While the African National Congress hasn’t released the names of candidates for elections expected in May, politicians are jostling to be at the top of the list from where lawmakers are chosen from. Zuma, who’s facing graft charges, and Bathabile Dlamini, the minister of women who perjured herself in court, and Malusi Gigaba, a ex-finance minister who was pressured to step down from the cabinet last year, were on an early version.

“There are strong, credible veterans who will sit down with the ANC’s list committee and look at each and every individual so see if they fit the party’s criteria, whether or not they have outstanding warrants and fines, and have the right qualifications,” ANC Veterans League President Snuki Zikalala said in an interview.

Ramaphosa Urged to Clean ANC Lawmaker List for South Africa Vote

The ANC split into two loose factions in 2017, with one backing Ramaphosa, 66, to succeed Zuma as its leader and the other supporting Nkosazana Dlamini-Zuma, Zuma’s ex-wife and preferred candidate.

Ramaphosa, who won the battle by a razor-thin margin, needs the party to maintain a united front and win a solid mandate in the May elections to drive through policies aimed at reviving a struggling economy and attracting $100 billion in new investment.

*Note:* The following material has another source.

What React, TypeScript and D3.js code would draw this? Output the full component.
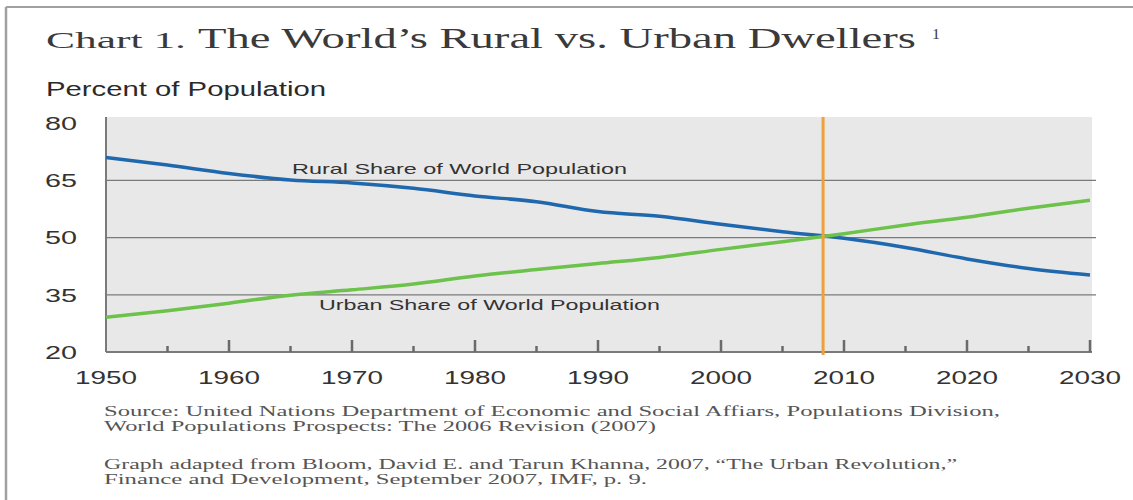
import React from "react";
import * as d3 from "d3";

const years = [1950, 1955, 1960, 1965, 1970, 1975, 1980, 1985, 1990, 1995, 2000, 2005, 2010, 2015, 2020, 2025, 2030];
const ruralShare = [71.0, 69.0, 66.8, 65.1, 64.3, 62.9, 60.9, 59.4, 56.8, 55.6, 53.5, 51.5, 49.8, 47.4, 44.4, 41.9, 40.2];
const urbanShare = [29.1, 30.8, 32.8, 34.9, 36.3, 37.8, 39.9, 41.6, 43.2, 44.8, 46.9, 48.9, 51.0, 53.3, 55.3, 57.7, 59.8];
const yTicks = [20, 35, 50, 65, 80];
const xMajorTicks = [1950, 1960, 1970, 1980, 1990, 2000, 2010, 2020, 2030];
const xMinorTicks = [1955, 1965, 1975, 1985, 1995, 2005, 2015, 2025];
const crossoverYear = 2008.3;

const W = 1133;
const H = 500;

function FText(props: any) {
  const { x, y, len, anchor = "start", size, family, fill = "#333", children } = props;
  return (
    <text
      x={x}
      y={y}
      textAnchor={anchor}
      fontSize={size}
      fontFamily={family}
      fill={fill}
      textLength={len}
      lengthAdjust="spacingAndGlyphs"
    >
      {children}
    </text>
  );
}

export default function App() {
  const x = d3.scaleLinear().domain([1950, 2030]).range([106, 1090]);
  const y = d3.scaleLinear().domain([20, 81.6]).range([352, 117]);
  const plotLeft = 106;
  const plotRight = 1092;
  const plotTop = 117;
  const plotBottom = 352;

  const line = d3
    .line<number>()
    .x((_, i) => x(years[i]))
    .y((d) => y(d))
    .curve(d3.curveMonotoneX);

  const sans = "'Liberation Sans', Arial, sans-serif";
  const serif = "'Liberation Serif', 'Times New Roman', serif";

  return (
    <svg width={W} height={H} style={{ position: "absolute", left: 0, top: 0, background: "#fff" }}>
      {/* frame */}
      <line x1={6} y1={7} x2={W} y2={7} stroke="#a0a0a0" strokeWidth={2} />
      <line x1={6} y1={7} x2={6} y2={H} stroke="#a0a0a0" strokeWidth={2.5} />

      {/* title */}
      <FText x={46} y={48} len={140} size={24} family={serif} fill="#3a3a3a">Chart 1.</FText>
      <FText x={198} y={48} len={718} size={30} family={serif} fill="#3a3a3a">The World’s Rural vs. Urban Dwellers</FText>
      <FText x={932} y={39} len={8} size={15} family={serif} fill="#3a3a3a">1</FText>

      <FText x={46} y={96} len={280} size={20} family={sans} fill="#2a2a2a">Percent of Population</FText>

      {/* plot background */}
      <rect x={plotLeft} y={plotTop} width={plotRight - plotLeft} height={plotBottom - plotTop} fill="#e8e8e8" />

      {/* gridlines */}
      {yTicks.filter((t) => t !== 20 && t !== 80).map((t) => (
        <line key={t} x1={plotLeft} x2={plotRight + 4} y1={y(t)} y2={y(t)} stroke="#7a7a7a" strokeWidth={1.3} />
      ))}

      {/* axes */}
      <line x1={plotLeft} x2={plotLeft} y1={plotTop} y2={plotBottom} stroke="#7a7a7a" strokeWidth={2} />
      <line x1={plotLeft} x2={plotRight} y1={plotBottom} y2={plotBottom} stroke="#7a7a7a" strokeWidth={2} />
      {xMajorTicks.filter((t) => t !== 1950).map((t) => (
        <line key={t} x1={x(t)} x2={x(t)} y1={plotBottom} y2={plotBottom - 12} stroke="#6a6a6a" strokeWidth={2.5} />
      ))}
      {xMinorTicks.map((t) => (
        <line key={t} x1={x(t)} x2={x(t)} y1={plotBottom} y2={plotBottom - 6} stroke="#6a6a6a" strokeWidth={2.5} />
      ))}

      {/* y labels */}
      {yTicks.map((t) => (
        <FText key={t} x={77} y={y(t) + 6.8} len={32} size={19} family={sans} anchor="end" fill="#333">{t}</FText>
      ))}
      {/* x labels */}
      {xMajorTicks.map((t) => (
        <FText key={t} x={x(t)} y={383.5} len={62} size={19} family={sans} anchor="middle" fill="#333">{t}</FText>
      ))}

      {/* series */}
      <path d={line(ruralShare) || ""} fill="none" stroke="#2068ad" strokeWidth={3.5} />
      <path d={line(urbanShare) || ""} fill="none" stroke="#6cc24a" strokeWidth={3.5} />

      {/* crossover marker */}
      <line x1={x(crossoverYear)} x2={x(crossoverYear)} y1={plotTop} y2={plotBottom + 3} stroke="#f0a03a" strokeWidth={3} />

      {/* series labels */}
      <FText x={292} y={173.5} len={335} size={15} family={sans} fill="#333">Rural Share of World Population</FText>
      <FText x={319} y={310} len={341} size={15} family={sans} fill="#333">Urban Share of World Population</FText>

      {/* source */}
      <FText x={104} y={416} len={896} size={15} family={serif} fill="#555">Source: United Nations Department of Economic and Social Affiars, Populations Division,</FText>
      <FText x={104} y={431} len={552} size={15} family={serif} fill="#555">World Populations Prospects: The 2006 Revision (2007)</FText>
      <FText x={104} y={469} len={853} size={15} family={serif} fill="#555">Graph adapted from Bloom, David E. and Tarun Khanna, 2007, “The Urban Revolution,”</FText>
      <FText x={104} y={484} len={543} size={15} family={serif} fill="#555">Finance and Development, September 2007,  IMF, p. 9.</FText>
    </svg>
  );
}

The ANC won power in the nation’s first multiracial elections in 1994 and secured 62 percent support in the last national vote in 2014, but its share tumbled to 54.5 percent in a municipal vote in 2016, largely due to discontent over Zuma’s rule.

It now needs to demonstrate a strong commitment to moving away from Zuma’s scandal-marred administration, Zikalala, 67, said, calling the former president’s rule “10 years of madness.” On the early list of candidates, he said, there were people with no high-school degrees. “It cannot happen,” he said.

Zikalala’s comments were echoed by Solly Mapaila, the first deputy general secretary of the South African Communist Party, another strong ANC ally.

“We don’t want criminals in our ranks, a case where, and in the name inclusivity, any Tom, Dick and Harry can be our representative in parliament,” he said.